Saturday, May 30, 2009

Seen on the CTA

Our responsibilities have taken us to the City of the Big Shoulders twice in as many months. As usual, we have availed ourselves of the services of the very fine, if nearly bankrupt, Chicago Transit Authority.

Our trips on Chicago's always-busy buses and trains left us with many opportunities to watch people. Because our routes took us through the trendier and more prosperous districts of the city's north side, we were struck in particular by what folks were reading.
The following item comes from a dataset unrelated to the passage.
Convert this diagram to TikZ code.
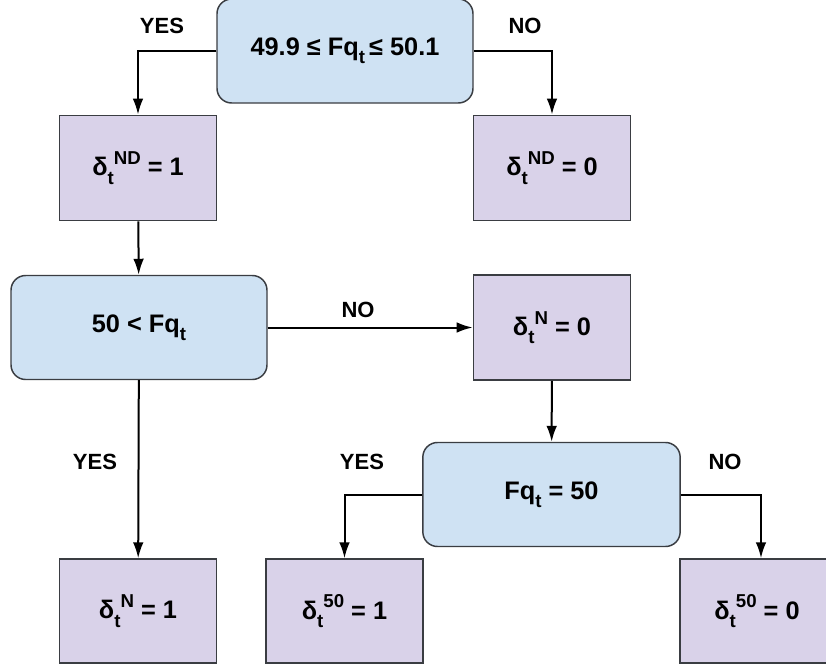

Two examples stand out:

  • An elderly woman, groomed impeccably and wearing clothing of palpable quality (we guess that her gloves cost more than our entire clothing ensemble), spent a good thirty minutes reading that most venerable of American left-wing publications, The Nation, with its glorious red ink accents, socialist realist illustrations, and advertisements for remembering the ACLU in one's will.
  • A twentysomething young man, sporting a faux hawk haircut, who boarded the bus on the city's elegant lakefront and alighted by the towering Aon Building, reading a book with exceptionally large print, short paragraphs, and wide margins entitled How to Win an Argument with a Conservative.
So many ironies attended these sights that we can name only one: that these high-toned, high-minded leftists could fail to be what we of more modest means are compelled to be, namely, protective of the human capacity to create enough wealth to take care of human needs.